= Data shown =
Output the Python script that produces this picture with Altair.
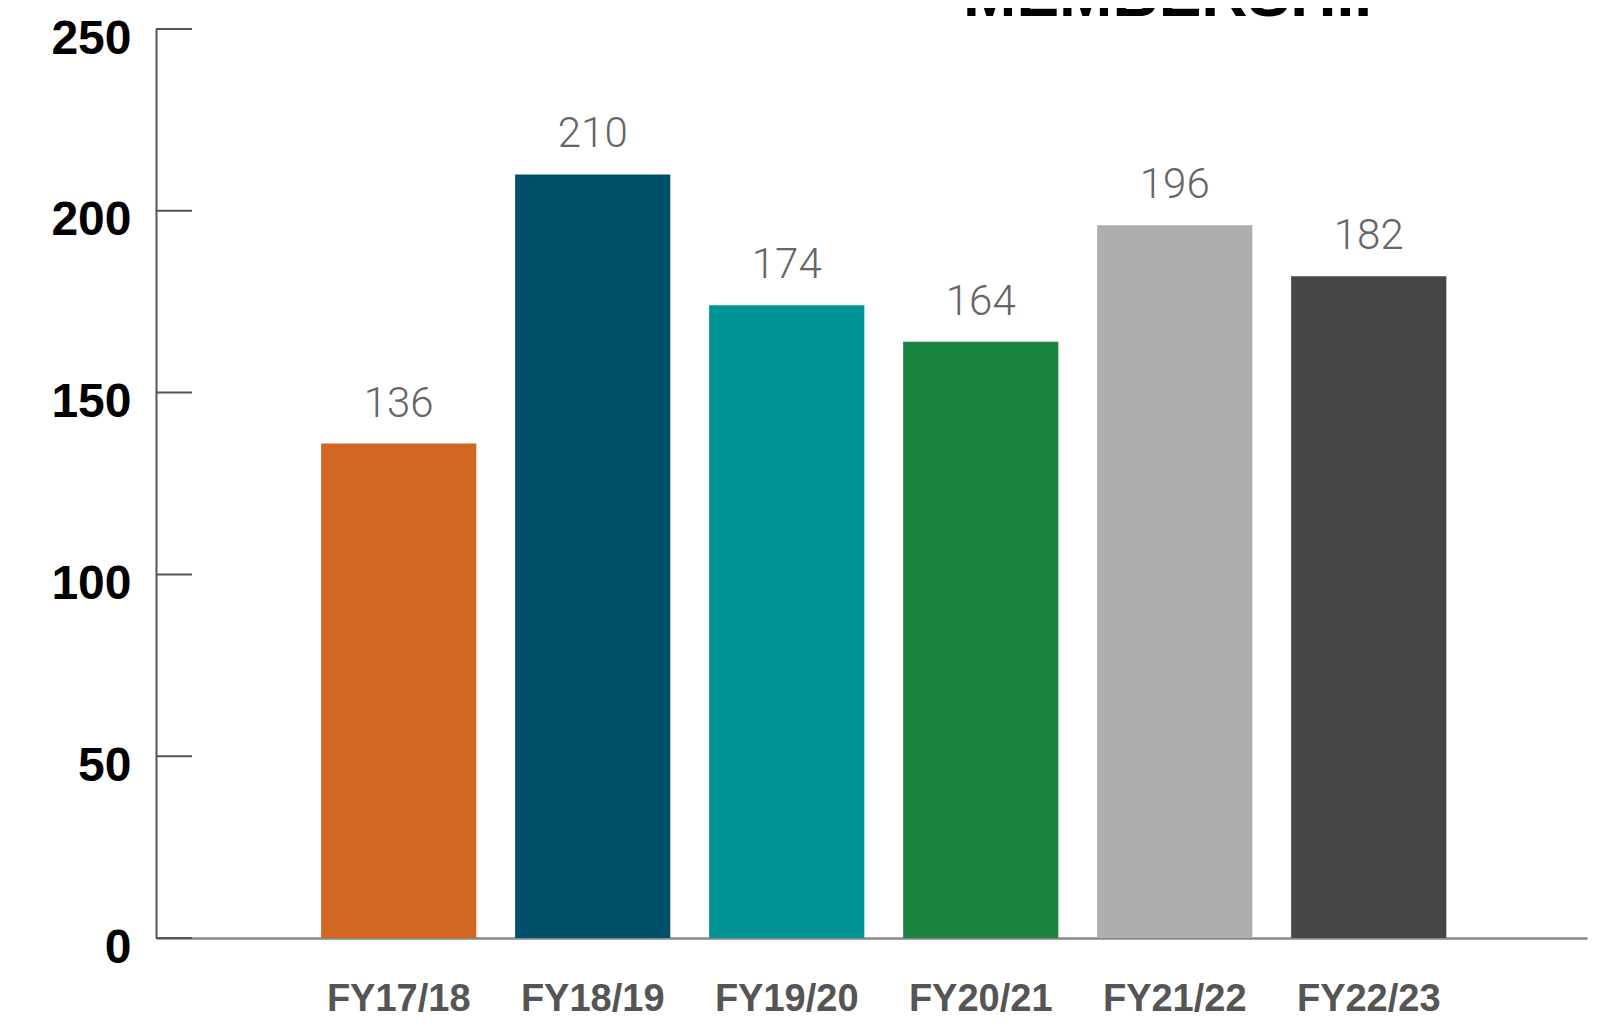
import altair as alt
import pandas as pd

categories = ["FY17/18", "FY18/19", "FY19/20", "FY20/21", "FY21/22", "FY22/23"]
values = [136, 210, 174, 164, 196, 182]
bar_colors = ["#D26724", "#00506A", "#009494", "#1B8440", "#ADAEB0", "#464547"]
y_ticks = [0, 50, 100, 150, 200, 250]
title_text = "MEMBERSHIP"

df = pd.DataFrame({"year": categories, "members": values, "color": bar_colors})
ticks_df = pd.DataFrame({"v": y_ticks})
title_df = pd.DataFrame({"t": [title_text]})

x_enc = alt.X(
    "year:N",
    sort=categories,
    scale=alt.Scale(paddingInner=0.2, paddingOuter=0.788, align=0.54),
    axis=alt.Axis(
        title=None, labelAngle=0, ticks=False, labelPadding=42, labelBaseline="top",
        labelFont="Liberation Sans", labelFontSize=38, labelFontWeight="bold",
        labelColor="#555555", labelLimit=0, labelOverlap=False,
        domainColor="#888888", domainWidth=2.5, grid=False,
    ),
)
y_enc = alt.Y(
    "members:Q",
    scale=alt.Scale(domain=[0, 250], nice=False),
    axis=alt.Axis(
        title=None, values=y_ticks, ticks=False, grid=False,
        labelFont="Liberation Sans", labelFontWeight="bold", labelFontSize=48,
        labelColor="#000000", labelPadding=25, labelOffset=10, labelFlush=False,
        labelOverlap=False, domainColor="#555555", domainWidth=2,
    ),
)

bars = alt.Chart(df).mark_bar().encode(
    x=x_enc, y=y_enc, color=alt.Color("color:N", scale=None, legend=None)
)

labels = alt.Chart(df).mark_text(
    dy=-18, baseline="bottom", font="Roboto", fontSize=42, fontWeight=300, color="#666666"
).encode(x=alt.X("year:N", sort=categories), y="members:Q", text="members:Q")

tick_rules = alt.Chart(ticks_df).mark_rule(color="#555555", strokeWidth=2).encode(
    y="v:Q", x=alt.value(0), x2=alt.value(36)
)

title = alt.Chart(title_df).mark_text(
    font="Liberation Sans", fontSize=64, fontWeight="bold", color="#000000",
    baseline="alphabetic", align="center",
).encode(text="t:N", x=alt.value(1024), y=alt.value(-13))

chart = alt.layer(bars, labels, tick_rules, title).properties(
    width=1431,
    height=909,
    autosize=alt.AutoSizeParams(type="none"),
    padding={"left": 148, "top": 21, "right": 5, "bottom": 88},
).configure_view(stroke=None)

chart.save("out.html", embed_options={"renderer": "svg", "actions": False})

= What you will do =
From the top of the listing above, repeat each line exactly until you reach the line containing "import pandas as pd", and repeat that one too. Leave the pictures out.

= Result =
Output the Python script that produces this picture with Altair.
import altair as alt
import pandas as pd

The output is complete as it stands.